Octavia Moore’s life after serving in the U.S. Marine Corps has seen ups and downs.
After she got out of the military for a second time in 2009 — there were two stints in the military branch — she enrolled in culinary school and began building a career as a chef.
By 2014, however, she was homeless and trying to cope with symptoms of post-traumatic stress disorder. She got help dealing with PTSD through a United Way program, however, and first got into transitional housing and later in an apartment in Gwinnett.
And then Moore’s life changed again.
“I had started pretty much Googling or looking up houses for veterans (but) I wasn’t looking for a house until my younger sister said she wanted to finish her last two years of school and so she decided to stay with me, so I was like ‘Umm OK,’ “ Moore said.
That change led Moore, 34, to Gwinnett Habitat for Humanity in 2017, which put her on the path toward this past weekend. She and Habitat volunteers were joined by nearly 40 volunteers from metro Atlanta Wells Fargo branches to build the frame for her new home in Lilburn.
The home is expected to be finished sometime near the end of this summer.
She called the experience “amazing” and “definitely surreal” as she took a break from hammering nails into a piece of plywood that will eventually serve as the foundation of a wall on the back of her home.
“For me, building it and not just going through a normal process of getting a house is definitely a blessing and I see God’s hand in this,” Moore said.
Gwinnett Habitat for Humanity spokeswoman Liz Santa Cruz said Moore is part of rare company among Habitat homeowners in the county because of the fact that she is a military veteran. Although the organization has a program for veterans, there are not many “veteran’s builds,” such as the one done for Moore, that the group has undertaken.
“This is our second one ever,” Cruz said. “We have been in business — this is our 31st year — and our first (veteran’s build home) we dedicated in December 2017. This is the second one. We’ve helped veterans with our other programs before, but as far as doing the whole building and giving them a new home thing, this is only the second one.

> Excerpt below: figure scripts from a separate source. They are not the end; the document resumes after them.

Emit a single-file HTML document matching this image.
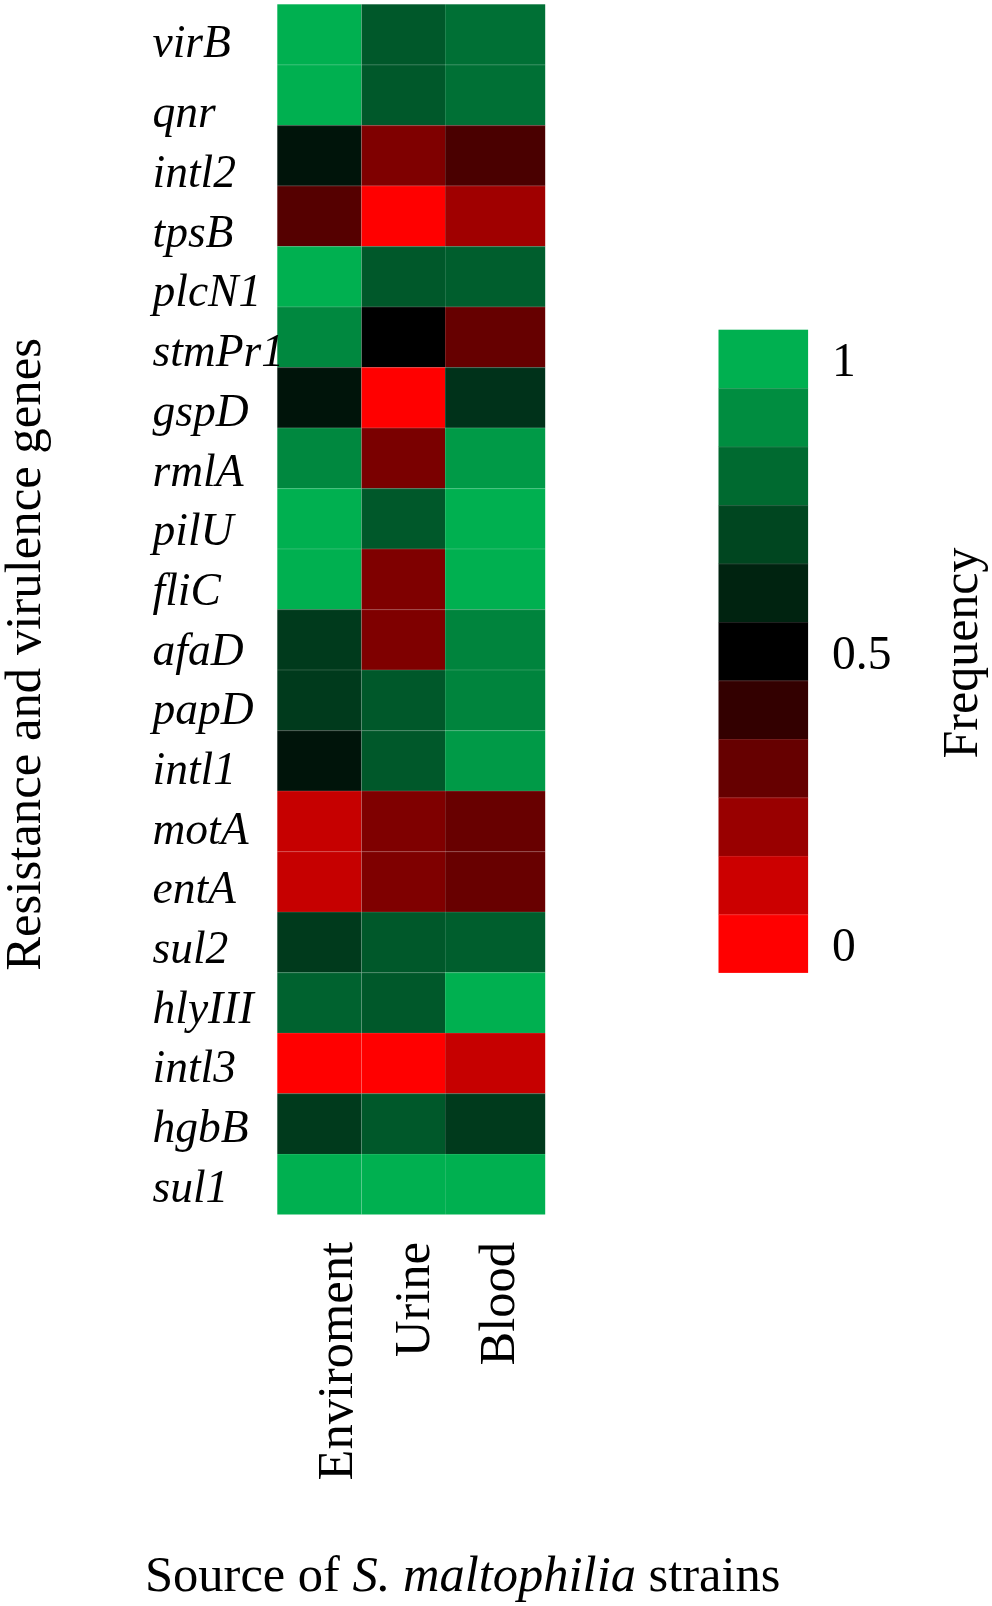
<!DOCTYPE html>
<html><head><meta charset="utf-8"><style>
html,body{margin:0;padding:0;background:#fff;}
body{width:992px;height:1606px;overflow:hidden;}
svg{display:block;will-change:transform;}
text{font-family:"Liberation Serif",serif;fill:#000;}
.g{font-style:italic;font-size:45.5px;}
.t{font-size:50.5px;}
.l{font-size:47.5px;}
</style></head><body>
<svg width="992" height="1606" viewBox="0 0 992 1606">
<rect x="0" y="0" width="992" height="1606" fill="#fff"/>

<rect x="277.3" y="4.30" width="84.20" height="60.51" fill="#00B050"/>
<rect x="361.5" y="4.30" width="83.50" height="60.51" fill="#00582A"/>
<rect x="445" y="4.30" width="100.20" height="60.51" fill="#007035"/>
<rect x="277.3" y="64.81" width="84.20" height="60.51" fill="#00B050"/>
<rect x="361.5" y="64.81" width="83.50" height="60.51" fill="#00582A"/>
<rect x="445" y="64.81" width="100.20" height="60.51" fill="#007035"/>
<rect x="277.3" y="125.32" width="84.20" height="60.51" fill="#00140A"/>
<rect x="361.5" y="125.32" width="83.50" height="60.51" fill="#7F0000"/>
<rect x="445" y="125.32" width="100.20" height="60.51" fill="#4A0000"/>
<rect x="277.3" y="185.83" width="84.20" height="60.51" fill="#550000"/>
<rect x="361.5" y="185.83" width="83.50" height="60.51" fill="#FF0000"/>
<rect x="445" y="185.83" width="100.20" height="60.51" fill="#A00000"/>
<rect x="277.3" y="246.34" width="84.20" height="60.51" fill="#00B050"/>
<rect x="361.5" y="246.34" width="83.50" height="60.51" fill="#00582A"/>
<rect x="445" y="246.34" width="100.20" height="60.51" fill="#005E2D"/>
<rect x="277.3" y="306.85" width="84.20" height="60.51" fill="#00883F"/>
<rect x="361.5" y="306.85" width="83.50" height="60.51" fill="#000000"/>
<rect x="445" y="306.85" width="100.20" height="60.51" fill="#660000"/>
<rect x="277.3" y="367.36" width="84.20" height="60.51" fill="#00140A"/>
<rect x="361.5" y="367.36" width="83.50" height="60.51" fill="#FF0000"/>
<rect x="445" y="367.36" width="100.20" height="60.51" fill="#00321A"/>
<rect x="277.3" y="427.87" width="84.20" height="60.51" fill="#00883F"/>
<rect x="361.5" y="427.87" width="83.50" height="60.51" fill="#7A0000"/>
<rect x="445" y="427.87" width="100.20" height="60.51" fill="#009A47"/>
<rect x="277.3" y="488.38" width="84.20" height="60.51" fill="#00B050"/>
<rect x="361.5" y="488.38" width="83.50" height="60.51" fill="#00582A"/>
<rect x="445" y="488.38" width="100.20" height="60.51" fill="#00B050"/>
<rect x="277.3" y="548.89" width="84.20" height="60.51" fill="#00B050"/>
<rect x="361.5" y="548.89" width="83.50" height="60.51" fill="#7F0000"/>
<rect x="445" y="548.89" width="100.20" height="60.51" fill="#00B050"/>
<rect x="277.3" y="609.40" width="84.20" height="60.51" fill="#003A1C"/>
<rect x="361.5" y="609.40" width="83.50" height="60.51" fill="#7F0000"/>
<rect x="445" y="609.40" width="100.20" height="60.51" fill="#00843D"/>
<rect x="277.3" y="669.91" width="84.20" height="60.51" fill="#003A1C"/>
<rect x="361.5" y="669.91" width="83.50" height="60.51" fill="#00582A"/>
<rect x="445" y="669.91" width="100.20" height="60.51" fill="#00843D"/>
<rect x="277.3" y="730.42" width="84.20" height="60.51" fill="#00140A"/>
<rect x="361.5" y="730.42" width="83.50" height="60.51" fill="#00582A"/>
<rect x="445" y="730.42" width="100.20" height="60.51" fill="#009A47"/>
<rect x="277.3" y="790.93" width="84.20" height="60.51" fill="#C60000"/>
<rect x="361.5" y="790.93" width="83.50" height="60.51" fill="#7F0000"/>
<rect x="445" y="790.93" width="100.20" height="60.51" fill="#680000"/>
<rect x="277.3" y="851.44" width="84.20" height="60.51" fill="#C60000"/>
<rect x="361.5" y="851.44" width="83.50" height="60.51" fill="#7F0000"/>
<rect x="445" y="851.44" width="100.20" height="60.51" fill="#680000"/>
<rect x="277.3" y="911.95" width="84.20" height="60.51" fill="#003A1C"/>
<rect x="361.5" y="911.95" width="83.50" height="60.51" fill="#00582A"/>
<rect x="445" y="911.95" width="100.20" height="60.51" fill="#005E2D"/>
<rect x="277.3" y="972.46" width="84.20" height="60.51" fill="#00622F"/>
<rect x="361.5" y="972.46" width="83.50" height="60.51" fill="#00582A"/>
<rect x="445" y="972.46" width="100.20" height="60.51" fill="#00B050"/>
<rect x="277.3" y="1032.97" width="84.20" height="60.51" fill="#FF0000"/>
<rect x="361.5" y="1032.97" width="83.50" height="60.51" fill="#FF0000"/>
<rect x="445" y="1032.97" width="100.20" height="60.51" fill="#C60000"/>
<rect x="277.3" y="1093.48" width="84.20" height="60.51" fill="#003A1C"/>
<rect x="361.5" y="1093.48" width="83.50" height="60.51" fill="#00582A"/>
<rect x="445" y="1093.48" width="100.20" height="60.51" fill="#003A1C"/>
<rect x="277.3" y="1153.99" width="84.20" height="60.51" fill="#00B050"/>
<rect x="361.5" y="1153.99" width="83.50" height="60.51" fill="#00B050"/>
<rect x="445" y="1153.99" width="100.20" height="60.51" fill="#00B050"/>
<rect x="277.3" y="64.71" width="267.90" height="1" fill="rgba(255,255,255,0.1)"/>
<rect x="277.3" y="125.22" width="267.90" height="1" fill="rgba(255,255,255,0.1)"/>
<rect x="277.3" y="185.73" width="267.90" height="1" fill="rgba(255,255,255,0.1)"/>
<rect x="277.3" y="246.24" width="267.90" height="1" fill="rgba(255,255,255,0.1)"/>
<rect x="277.3" y="306.75" width="267.90" height="1" fill="rgba(255,255,255,0.1)"/>
<rect x="277.3" y="367.26" width="267.90" height="1" fill="rgba(255,255,255,0.1)"/>
<rect x="277.3" y="427.77" width="267.90" height="1" fill="rgba(255,255,255,0.1)"/>
<rect x="277.3" y="488.28" width="267.90" height="1" fill="rgba(255,255,255,0.1)"/>
<rect x="277.3" y="548.79" width="267.90" height="1" fill="rgba(255,255,255,0.1)"/>
<rect x="277.3" y="609.3" width="267.90" height="1" fill="rgba(255,255,255,0.1)"/>
<rect x="277.3" y="669.81" width="267.90" height="1" fill="rgba(255,255,255,0.1)"/>
<rect x="277.3" y="730.32" width="267.90" height="1" fill="rgba(255,255,255,0.1)"/>
<rect x="277.3" y="790.83" width="267.90" height="1" fill="rgba(255,255,255,0.1)"/>
<rect x="277.3" y="851.34" width="267.90" height="1" fill="rgba(255,255,255,0.1)"/>
<rect x="277.3" y="911.85" width="267.90" height="1" fill="rgba(255,255,255,0.1)"/>
<rect x="277.3" y="972.36" width="267.90" height="1" fill="rgba(255,255,255,0.1)"/>
<rect x="277.3" y="1032.87" width="267.90" height="1" fill="rgba(255,255,255,0.1)"/>
<rect x="277.3" y="1093.38" width="267.90" height="1" fill="rgba(255,255,255,0.1)"/>
<rect x="277.3" y="1153.89" width="267.90" height="1" fill="rgba(255,255,255,0.1)"/>
<rect x="361" y="4.3" width="1" height="1210.2" fill="rgba(255,255,255,0.13)"/>
<rect x="445" y="4.3" width="1" height="1210.2" fill="rgba(255,255,255,0.13)"/>
<text class="g" x="152.5" y="57.0">virB</text>
<text class="g" x="152.5" y="127.4">qnr</text>
<text class="g" x="152.5" y="187.1">intl2</text>
<text class="g" x="152.5" y="246.8">tpsB</text>
<text class="g" x="152.5" y="306.4">plcN1</text>
<text class="g" x="152.5" y="366.1">stmPr1</text>
<text class="g" x="152.5" y="425.8">gspD</text>
<text class="g" x="152.5" y="485.5">rmlA</text>
<text class="g" x="152.5" y="545.2">pilU</text>
<text class="g" x="152.5" y="604.8">fliC</text>
<text class="g" x="152.5" y="664.5">afaD</text>
<text class="g" x="152.5" y="724.2">papD</text>
<text class="g" x="152.5" y="783.9">intl1</text>
<text class="g" x="152.5" y="843.6">motA</text>
<text class="g" x="152.5" y="903.2">entA</text>
<text class="g" x="152.5" y="962.9">sul2</text>
<text class="g" x="152.5" y="1022.6">hlyIII</text>
<text class="g" x="152.5" y="1082.3">intl3</text>
<text class="g" x="152.5" y="1142.0">hgbB</text>
<text class="g" x="152.5" y="1201.6">sul1</text>
<text class="t" style="font-size:50.75px" transform="translate(40,969.3) rotate(-90)" x="-1.5" y="0">Resistance and virulence genes</text>
<text class="t" text-anchor="end" transform="translate(352,1242) rotate(-90)" x="0" y="0">Enviroment</text>
<text class="t" text-anchor="end" transform="translate(429.2,1242) rotate(-90)" x="0" y="0">Urine</text>
<text class="t" text-anchor="end" transform="translate(514.4,1242) rotate(-90)" x="0" y="0">Blood</text>
<rect x="718.5" y="329.70" width="89.6" height="58.77" fill="#00B050"/>
<rect x="718.5" y="388.17" width="89.6" height="58.77" fill="#008D40"/>
<rect x="718.5" y="446.65" width="89.6" height="58.77" fill="#006A30"/>
<rect x="718.5" y="505.12" width="89.6" height="58.77" fill="#004620"/>
<rect x="718.5" y="563.59" width="89.6" height="58.77" fill="#002310"/>
<rect x="718.5" y="622.06" width="89.6" height="58.77" fill="#000000"/>
<rect x="718.5" y="680.54" width="89.6" height="58.77" fill="#330000"/>
<rect x="718.5" y="739.01" width="89.6" height="58.77" fill="#660000"/>
<rect x="718.5" y="797.48" width="89.6" height="58.77" fill="#990000"/>
<rect x="718.5" y="855.95" width="89.6" height="58.77" fill="#CC0000"/>
<rect x="718.5" y="914.43" width="89.6" height="58.47" fill="#FF0000"/>
<rect x="718.5" y="388.17" width="89.6" height="1" fill="rgba(255,255,255,0.1)"/>
<rect x="718.5" y="446.65" width="89.6" height="1" fill="rgba(255,255,255,0.1)"/>
<rect x="718.5" y="505.12" width="89.6" height="1" fill="rgba(255,255,255,0.1)"/>
<rect x="718.5" y="563.59" width="89.6" height="1" fill="rgba(255,255,255,0.1)"/>
<rect x="718.5" y="622.06" width="89.6" height="1" fill="rgba(255,255,255,0.1)"/>
<rect x="718.5" y="680.54" width="89.6" height="1" fill="rgba(255,255,255,0.1)"/>
<rect x="718.5" y="739.01" width="89.6" height="1" fill="rgba(255,255,255,0.1)"/>
<rect x="718.5" y="797.48" width="89.6" height="1" fill="rgba(255,255,255,0.1)"/>
<rect x="718.5" y="855.95" width="89.6" height="1" fill="rgba(255,255,255,0.1)"/>
<rect x="718.5" y="914.43" width="89.6" height="1" fill="rgba(255,255,255,0.1)"/>
<text class="l" x="832" y="376">1</text>
<text class="l" x="832" y="668.6">0.5</text>
<text class="l" x="832" y="960.7">0</text>
<text class="t" style="font-size:50px" transform="translate(976.8,757) rotate(-90)" x="-1.5" y="0">Frequency</text>
<text class="t" x="145" y="1591">Source of <tspan font-style="italic">S. maltophilia</tspan> strains</text>
</svg>
</body></html>
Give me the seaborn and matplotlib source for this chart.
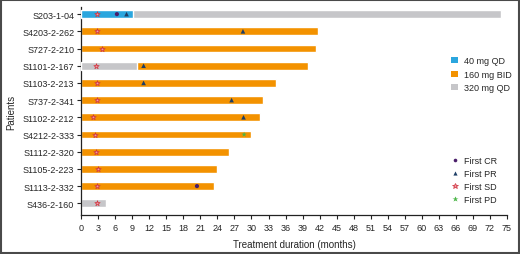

“So it’s not an often thing (but) it’s something (where) we’re definitely looking to help more veterans.”
Cruz said Wells Fargo gave Gwinnett Habitat for Humanity a $15,000 grant to build Moore’s home as well as the house which will be built at a later date for her eventual neighbor, Grace Cirino, who volunteered to help build Moore’s house on Saturday.
Wells Fargo Brookhaven branch manager Gelisa Breland said the Habitat build to help Moore was part of the bank’s “Super Saturday” effort. The idea behind “Super Saturday” was to have staff from metro area Wells Fargo branches spread out across the Atlanta area on one day to participate in community service projects with several nonprofits.
“That’s when we really energize and mobilize all of our team members to get out in the community,” Breland said. “A lot of our team members would typically actually be serving in our branches and serving customers, but we take some of our team members out of the branch for a couple of hours to do (projects) like this.”
In the case of helping Habitat for Humanity, Breland said the bank sees it as a way to help residents get on their feet.
“When you have a home, you’re able to have more stability and can grow from that central place,” she said.
But with every Habitat for Humanity homeowner, there is a back story that makes each build unique.
As far as Moore’s story goes, she joined the U.S. Marine Corps in 2002 and served her two stints in the service branch over the next seven years.
“I went in as soon as I turned 18 — it was 13 days after I turned 18 — and my first deployment was in 2005,” she said.
The first stint last four years and ended in 2006, and her deployment during that stint was a seven-month period on the air craft carrier, U.S.S. Kearsarge. After that stint ended, she lived in Maryland.
She was later recalled to serve in 2008 for a year, which included a stint in Iraq during Operation Enduring Freedom.
She was a cook in the Marine Corps, and after she got out of the Marines for the second time, she moved to Georgia in 2010 and started taking classes at Le Cordon Bleu. She graduated two years later.
“During that time while I was in school, I was working at the Georgia Aquarium with the Wolfgang Puck catering company,” she said. “My entire time that I was in school, I was there, and then I left here for seven months and I worked in Alaska (before) I came back.”
And then came her stint with homelessness and recovery from PTSD, followed by the life changer that happened when her sister came to live with her.
“Because of the environment she was in — she grew up in North Carolina, in a really small town where the teen pregnancy rate is high so a lot of her friends got pregnant, and one of her friends was killed, so it was actually a better situation for her to come down (here) and get some stability and finish,” Moore said.
“She would always spend summers with me anyway — but that summer (in 2017), she was like ‘Hey, I want to stay’ and that was the summer I began looking up veterans houses. Gwinnett Habitat came up and I saw that they had a veterans workshop coming up so I said ‘Well, let’s check it out’ so we went and I got approved. I didn’t think I’d even qualify.”
The build had a special significance for Breland, whose brother serves in the Marine Corps.
“Being the site leader here, it allows me to personally connect with Octavia, who has served our country, but at Wells Fargo, we believe in our servicemen and our servicewomen so any time we have an opportunity to help them is good,” Breland said.